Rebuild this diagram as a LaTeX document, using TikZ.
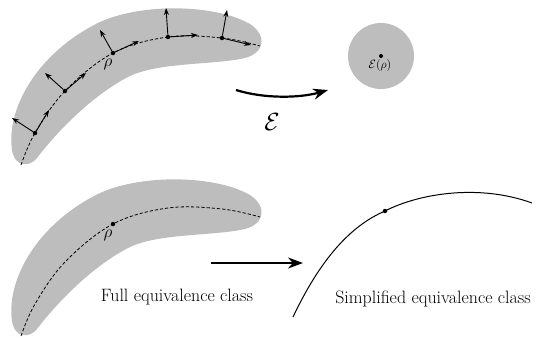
\documentclass[tikz,border=0pt]{standalone}
\usetikzlibrary{arrows.meta}
\begin{document}
\begin{tikzpicture}[x=1pt,y=-1pt,
  blobfill/.style={fill=black!26,draw=none},
  dashcurve/.style={line width=0.8pt,dash pattern=on 3.2pt off 2pt},
  vecarrow/.style={line width=0.9pt,-{Stealth[length=7pt,width=5pt]}},
  bigarrow/.style={line width=2.2pt,-{Stealth[length=15pt,width=11pt]}},
  dotnode/.style={circle,fill=black,inner sep=0pt,minimum size=4.5pt},
  lbl/.style={font=\fontsize{17.9}{20}\selectfont}
]
\useasboundingbox (0,0) rectangle (537,337);
% blobs
\foreach \dy in {0,171}{
\begin{scope}[yshift=-\dy pt]
\fill[blobfill] (37,158) .. controls (30,167) and (15,168) .. (12,150)
  .. controls (6,108) and (38,52) .. (100,22)
  .. controls (142,3) and (215,4) .. (250,24)
  .. controls (268,36) and (264,53) .. (245,58)
  .. controls (215,65) and (160,62) .. (130,76)
  .. controls (92,95) and (56,133) .. (37,158) -- cycle;
\end{scope}}
% dashed curves
\draw[dashcurve] plot[smooth,tension=0.6] coordinates {(21,165) (35,133) (65,91) (113,53) (168,37) (222,38) (260,46)};
\draw[dashcurve] plot[smooth,tension=0.6] coordinates {(21,336) (35,304) (65,262) (113,224) (168,208) (222,209) (260,217)};
% points with vectors
\node[dotnode] (p1) at (35,133) {};
\node[dotnode] (p2) at (65,91) {};
\node[dotnode] (p3) at (113,53) {};
\node[dotnode] (p4) at (168,37) {};
\node[dotnode] (p5) at (222,38) {};
\coordinate (n1) at (12,118); \coordinate (t1) at (49,110);
\coordinate (n2) at (45,73);  \coordinate (t2) at (86,73);
\coordinate (n3) at (100,30); \coordinate (t3) at (139,41);
\coordinate (n4) at (166,8);  \coordinate (t4) at (198,35);
\coordinate (n5) at (227,10); \coordinate (t5) at (251,45);
\foreach \i in {1,...,5}{
  \draw[vecarrow] (p\i) -- (n\i);
  \draw[vecarrow] (p\i) -- (t\i);
}
\node[font=\fontsize{17}{20}\selectfont] (rho1) at (108,64) {$\rho$};
% circle
\node[circle,fill=black!26,minimum size=66pt,inner sep=0pt] (circ) at (381,56) {};
\node[dotnode,minimum size=4pt] (ep) at (381,56) {};
\node[font=\fontsize{12.5}{14}\selectfont] (eplbl) at (380,65) {$\mathcal{E}(\rho)$};
% curved arrow
\coordinate (ca1) at (236,90);
\coordinate (ca2) at (328,90);
\draw[bigarrow] (ca1) .. controls (265,99) and (300,98) .. (ca2);
\node[font=\fontsize{32}{36}\selectfont] (E) at (272,122) {$\mathcal{E}$};
% bottom
\node[dotnode] (p6) at (113,224) {};
\node[font=\fontsize{17}{20}\selectfont] (rho2) at (108,235) {$\rho$};
\coordinate (ba1) at (211,263);
\coordinate (ba2) at (303,263);
\draw[bigarrow] (ba1) -- (ba2);
\node[lbl] (full) at (177,297) {Full equivalence class};
% simplified curve
\coordinate (s1) at (293,317);
\coordinate (s3) at (532,203);
\node[dotnode] (s2) at (385,211) {};
\draw[line width=1pt] (s1) .. controls (320,260) and (350,226) .. (s2.center)
  .. controls (420,193) and (480,184) .. (s3);
\node[lbl] (simp) at (433,299) {Simplified equivalence class};
\end{tikzpicture}
\end{document}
◇ ◇ ◇
Copy the listing word for word, excluding its pictures.

RESULT OF THE TASK
Rebuild this diagram as a LaTeX document, using TikZ.
\documentclass[tikz,border=0pt]{standalone}
\usetikzlibrary{arrows.meta}
\begin{document}
\begin{tikzpicture}[x=1pt,y=-1pt,
  blobfill/.style={fill=black!26,draw=none},
  dashcurve/.style={line width=0.8pt,dash pattern=on 3.2pt off 2pt},
  vecarrow/.style={line width=0.9pt,-{Stealth[length=7pt,width=5pt]}},
  bigarrow/.style={line width=2.2pt,-{Stealth[length=15pt,width=11pt]}},
  dotnode/.style={circle,fill=black,inner sep=0pt,minimum size=4.5pt},
  lbl/.style={font=\fontsize{17.9}{20}\selectfont}
]
\useasboundingbox (0,0) rectangle (537,337);
% blobs
\foreach \dy in {0,171}{
\begin{scope}[yshift=-\dy pt]
\fill[blobfill] (37,158) .. controls (30,167) and (15,168) .. (12,150)
  .. controls (6,108) and (38,52) .. (100,22)
  .. controls (142,3) and (215,4) .. (250,24)
  .. controls (268,36) and (264,53) .. (245,58)
  .. controls (215,65) and (160,62) .. (130,76)
  .. controls (92,95) and (56,133) .. (37,158) -- cycle;
\end{scope}}
% dashed curves
\draw[dashcurve] plot[smooth,tension=0.6] coordinates {(21,165) (35,133) (65,91) (113,53) (168,37) (222,38) (260,46)};
\draw[dashcurve] plot[smooth,tension=0.6] coordinates {(21,336) (35,304) (65,262) (113,224) (168,208) (222,209) (260,217)};
% points with vectors
\node[dotnode] (p1) at (35,133) {};
\node[dotnode] (p2) at (65,91) {};
\node[dotnode] (p3) at (113,53) {};
\node[dotnode] (p4) at (168,37) {};
\node[dotnode] (p5) at (222,38) {};
\coordinate (n1) at (12,118); \coordinate (t1) at (49,110);
\coordinate (n2) at (45,73);  \coordinate (t2) at (86,73);
\coordinate (n3) at (100,30); \coordinate (t3) at (139,41);
\coordinate (n4) at (166,8);  \coordinate (t4) at (198,35);
\coordinate (n5) at (227,10); \coordinate (t5) at (251,45);
\foreach \i in {1,...,5}{
  \draw[vecarrow] (p\i) -- (n\i);
  \draw[vecarrow] (p\i) -- (t\i);
}
\node[font=\fontsize{17}{20}\selectfont] (rho1) at (108,64) {$\rho$};
% circle
\node[circle,fill=black!26,minimum size=66pt,inner sep=0pt] (circ) at (381,56) {};
\node[dotnode,minimum size=4pt] (ep) at (381,56) {};
\node[font=\fontsize{12.5}{14}\selectfont] (eplbl) at (380,65) {$\mathcal{E}(\rho)$};
% curved arrow
\coordinate (ca1) at (236,90);
\coordinate (ca2) at (328,90);
\draw[bigarrow] (ca1) .. controls (265,99) and (300,98) .. (ca2);
\node[font=\fontsize{32}{36}\selectfont] (E) at (272,122) {$\mathcal{E}$};
% bottom
\node[dotnode] (p6) at (113,224) {};
\node[font=\fontsize{17}{20}\selectfont] (rho2) at (108,235) {$\rho$};
\coordinate (ba1) at (211,263);
\coordinate (ba2) at (303,263);
\draw[bigarrow] (ba1) -- (ba2);
\node[lbl] (full) at (177,297) {Full equivalence class};
% simplified curve
\coordinate (s1) at (293,317);
\coordinate (s3) at (532,203);
\node[dotnode] (s2) at (385,211) {};
\draw[line width=1pt] (s1) .. controls (320,260) and (350,226) .. (s2.center)
  .. controls (420,193) and (480,184) .. (s3);
\node[lbl] (simp) at (433,299) {Simplified equivalence class};
\end{tikzpicture}
\end{document}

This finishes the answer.